EXERCISE AIM - List, from the lines below, each one with "this" in it.

_ _ _ _ _ _ _

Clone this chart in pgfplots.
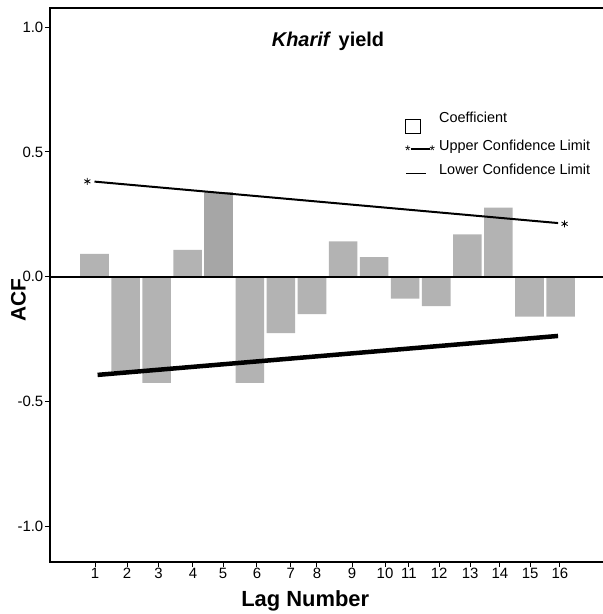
\documentclass[border=0pt]{standalone}
\usepackage{pgfplots}
\pgfplotsset{compat=1.18}
\usepackage{fontspec}
\setmainfont{Liberation Sans}
\definecolor{barg}{HTML}{B3B3B3}
\definecolor{bard}{HTML}{A6A6A6}
\pgfplotstableread{
x y
1 0.092
2 -0.377
3 -0.425
4 0.108
6 -0.425
7 -0.226
8 -0.150
9 0.142
10 0.079
11 -0.088
12 -0.118
13 0.170
14 0.277
15 -0.160
16 -0.160
}\acfdata
\pgfplotstableread{
x y
5 0.338
}\acffive
\newcommand{\legstar}{\raisebox{-5bp}{\fontsize{14}{14}\selectfont *}}
\begin{document}
\begin{tikzpicture}
\useasboundingbox (-50bp,-52.3bp) rectangle (553bp,561.7bp);
\begin{axis}[
  at={(0,0)}, anchor=south west,
  scale only axis, width=556bp, height=553.4bp,
  xmin=-0.432, xmax=17.463, ymin=-1.141, ymax=1.075,
  axis line style={line width=2bp},
  tick pos=left, tick align=outside,
  major tick length=5bp,
  every tick/.style={black, line width=1bp},
  xtick={1.02,2.05,3.06,4.17,5.14,6.23,7.32,8.16,9.29,10.35,11.12,12.09,13.09,14.05,15.02,15.98},
  xticklabels={1,2,3,4,5,6,7,8,9,10,11,12,13,14,15,16},
  ytick={-1,-0.5,0,0.5,1},
  yticklabels={-1.0,-0.5,0.0,0.5,1.0},
  ticklabel style={font=\fontsize{15}{18}\selectfont},
  yticklabel style={inner sep=1.5bp},
  xticklabel style={inner sep=1bp},
  xlabel={Lag Number},
  xlabel style={font=\fontsize{22}{26}\bfseries\selectfont, at={(axis description cs:0.459,-0.071)}, anchor=center},
  ylabel={ACF},
  ylabel style={font=\fontsize{21}{24}\bfseries\selectfont, at={(axis description cs:-0.057,0.473)}, anchor=center},
  title={\textit{Kharif}\hspace{2bp} yield},
  title style={font=\fontsize{20}{24}\bfseries\selectfont, at={(axis description cs:0.5,0.93)}, anchor=center},
]
\addplot[ybar, bar width=0.92, bar shift=0pt, fill=barg, draw=none] table[x=x,y=y] {\acfdata};
\addplot[ybar, bar width=0.92, bar shift=0pt, fill=bard, draw=none] table[x=x,y=y] {\acffive};
\addplot[black, line width=2.5bp] coordinates {(-1,0) (18,0)};
\addplot[black, line width=2bp] coordinates {(1.0,0.381) (15.92,0.215)};
\addplot[only marks, mark=asterisk, mark size=3.5bp, mark options={line width=0.8bp, black}] coordinates {(0.77,0.382) (16.13,0.212)};
\addplot[black, line width=4.5bp] coordinates {(1.1,-0.393) (15.92,-0.237)};
\node[anchor=base west, inner sep=0pt, font=\fontsize{14.5}{24}\selectfont, align=left]
  at (rel axis cs:0.6385,0.7941)
  {\begin{tabular}[t]{@{}l@{\hspace{3bp}}l@{}}
   \makebox[31bp][l]{\raisebox{-11bp}{\setlength\fboxrule{0.8bp}\setlength\fboxsep{0pt}\fbox{\rule{0pt}{13.4bp}\hspace{14bp}}}} & Coefficient\\
   \makebox[31bp][l]{\legstar\rule[1bp]{19bp}{2bp}\legstar} & Upper Confidence Limit\\
   \makebox[31bp][l]{\hspace{1bp}\rule[0.5bp]{20bp}{1bp}} & Lower Confidence Limit
  \end{tabular}};
\end{axis}
\end{tikzpicture}
\end{document}
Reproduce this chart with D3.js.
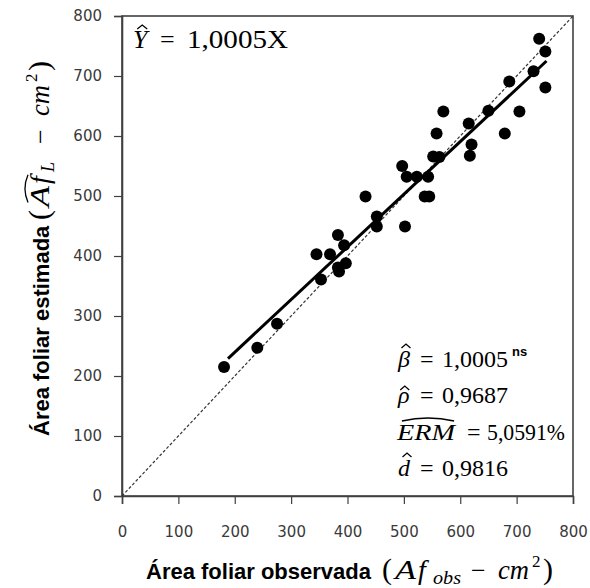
<!DOCTYPE html>
<html><head><meta charset="utf-8">
<script src="https://cdn.jsdelivr.net/npm/d3@7"></script>
<style>body{margin:0;background:#fff}svg{display:block}</style>
</head><body>
<svg id="c" width="590" height="588"></svg>
<script>
// ---- data ----
const observed  = [181,240,275,345,369,353,383,394,383,397,385,432,452,452,502,497,505,523,543,537,545,552,563,558,570,615,620,617,650,679,705,687,730,751,751,740];
const estimated = [215,247,287,403,403,361,435,418,381,388,374,499,466,449,449,550,532,532,532,499,499,566,565,604,641,621,586,567,642,604,641,691,708,741,681,762];
const xTicks = [0,100,200,300,400,500,600,700,800];
const yTicks = [0,100,200,300,400,500,600,700,800];
const fitX = [188, 753];
const fitY = [229, 725];
const equationValue = "1,0005X";
const statValues = ["1,0005", "0,9687", "5,0591%", "0,9816"];

// ---- layout ----
const svg = d3.select("#c");
const x = d3.scaleLinear().domain([0,800]).range([122,573]);
const y = d3.scaleLinear().domain([0,800]).range([496,16]);
const SERIF = "'Liberation Serif', 'Times New Roman', serif";
const SANS = "'Liberation Sans', Arial, sans-serif";
const TICKF = "'DejaVu Sans', Verdana, sans-serif";
const INK = "#404040";

// plot box
svg.append("rect").attr("x", x(0)).attr("y", y(800)).attr("width", x(800)-x(0)).attr("height", y(0)-y(800))
  .attr("fill","none").attr("stroke", INK).attr("stroke-width", 1.6);

// axes
const xAxis = d3.axisBottom(x).tickValues(xTicks).tickSize(8).tickPadding(22).tickFormat(d3.format("d"));
const gx = svg.append("g").attr("transform", `translate(0,${y(0)})`).call(xAxis);
const yAxis = d3.axisLeft(y).tickValues(yTicks).tickSize(8).tickPadding(12).tickFormat(d3.format("d"));
const gy = svg.append("g").attr("transform", `translate(${x(0)},0)`).call(yAxis);
[gx, gy].forEach(g => {
  g.select(".domain").attr("stroke", INK).attr("stroke-width", 1.6);
  g.selectAll(".tick line").attr("stroke", INK).attr("stroke-width", 1.2);
  g.selectAll(".tick text").attr("font-family", TICKF).attr("font-size", 15).attr("fill", "#3a3a3a");
});

// 1:1 dashed line
svg.append("line").attr("x1", x(0)).attr("y1", y(0)).attr("x2", x(800)).attr("y2", y(800))
  .attr("stroke", "#333").attr("stroke-width", 1.2).attr("stroke-dasharray", "3,2");

// fitted line
svg.append("line").attr("x1", x(fitX[0])).attr("y1", y(fitY[0])).attr("x2", x(fitX[1])).attr("y2", y(fitY[1]))
  .attr("stroke", "#000").attr("stroke-width", 3);

// points
svg.append("g").selectAll("circle").data(observed.map((o,i)=>[o, estimated[i]])).join("circle")
  .attr("cx", d=>x(d[0])).attr("cy", d=>y(d[1])).attr("r", 6).attr("fill", "#000");

// ---- math text helper ----
function mathRow(parent, x0, y0, segs) {
  const g = parent.append("g");
  let cx = x0;
  segs.forEach(s => {
    if (s.at != null) cx = x0 + s.at;
    const t = g.append("text").attr("x", cx).attr("y", y0 + (s.dy||0)).text(s.t)
      .attr("font-family", s.fam || SERIF).attr("font-size", s.size || 24)
      .attr("font-style", s.it ? "italic" : "normal").attr("font-weight", s.b ? "bold" : "normal")
      .attr("fill", "#000");
    if (s.len) t.attr("textLength", s.len).attr("lengthAdjust", "spacingAndGlyphs");
    const w = s.len || t.node().getComputedTextLength();
    s._x0 = cx; s._x1 = cx + w;
    cx += w + (s.gap || 0);
  });
  segs.forEach((s,i) => {
    if (!s.hat) return;
    const h = s.hat;
    const last = segs[i + (h.span||1) - 1];
    const a = s._x0, b = last._x1;
    const hw = h.w != null ? h.w : (b - a) * 0.9;
    const xm = (a + b) / 2 + (h.skew || 0);
    const yb = y0 + h.base, yt = y0 + h.base - h.h;
    const d = h.curve
      ? `M ${xm-hw/2} ${yb} Q ${xm} ${yt-h.h} ${xm+hw/2} ${yb}`
      : `M ${xm-hw/2} ${yb} L ${xm} ${yt} L ${xm+hw/2} ${yb}`;
    g.append("path").attr("d", d)
      .attr("fill","none").attr("stroke","#000").attr("stroke-width", h.sw || 1.3);
  });
  return cx;
}

// equation
mathRow(svg, 133, 48, [
  {t:"Y", it:true, size:26, hat:{base:-19, h:4, w:10, skew:2}},
  {t:"=", size:26, at:27},
  {t:equationValue, size:26, at:54, len:101}
]);

// statistics
const sx = 397;
const baseY = [367, 403, 440, 476];
mathRow(svg, sx, baseY[0], [
  {t:"β", it:true, at:1, hat:{base:-19, h:4, w:9, skew:2}},
  {t:"=", at:23},
  {t:statValues[0], at:45, len:66},
  {t:"ns", fam:SANS, b:true, size:13, dy:-11, at:115}
]);
mathRow(svg, sx, baseY[1], [
  {t:"ρ", it:true, at:1, hat:{base:-13, h:4, w:9, skew:1}},
  {t:"=", at:23},
  {t:statValues[1], at:45, len:66}
]);
mathRow(svg, sx, baseY[2], [
  {t:"ERM", it:true, at:0, len:58, hat:{base:-19, h:3, curve:true, skew:2}},
  {t:"=", at:70},
  {t:statValues[2], at:90, len:78}
]);
mathRow(svg, sx, baseY[3], [
  {t:"d", it:true, at:1, hat:{base:-19, h:4, w:9, skew:3}},
  {t:"=", at:23},
  {t:statValues[3], at:45, len:66}
]);

// x label
mathRow(svg, 146, 579, [
  {t:"Área foliar observada", fam:SANS, b:true, size:22},
  {t:"(", size:30, at:236},
  {t:"A", it:true, size:28, at:249, len:21},
  {t:"f", it:true, size:28, at:272},
  {t:"obs", it:true, size:19, dy:5, at:287, len:28},
  {t:"−", size:26, at:325},
  {t:"cm", it:true, size:28, at:352, len:31},
  {t:"2", size:17, dy:-12, at:386},
  {t:")", size:30, at:397}
]);

// y label
const gyl = svg.append("g").attr("transform", "translate(49,436) rotate(-90)");
mathRow(gyl, 0, 0, [
  {t:"Área foliar estimada", fam:SANS, b:true, size:22},
  {t:"(", size:30, at:216},
  {t:"A", it:true, size:28, at:229, len:21, hat:{base:-21, h:3, span:2, curve:true, skew:3}},
  {t:"f", it:true, size:28, at:252},
  {t:"L", it:true, size:18, dy:5, at:264},
  {t:"−", size:26, at:292},
  {t:"cm", it:true, size:28, at:320, len:31},
  {t:"2", size:17, dy:-12, at:354},
  {t:")", size:30, at:365}
]);
</script>
</body></html>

_ _ _ _ _ _ _

TASK OUTPUT -
Clone this chart in pgfplots.
Reproduce this chart with D3.js.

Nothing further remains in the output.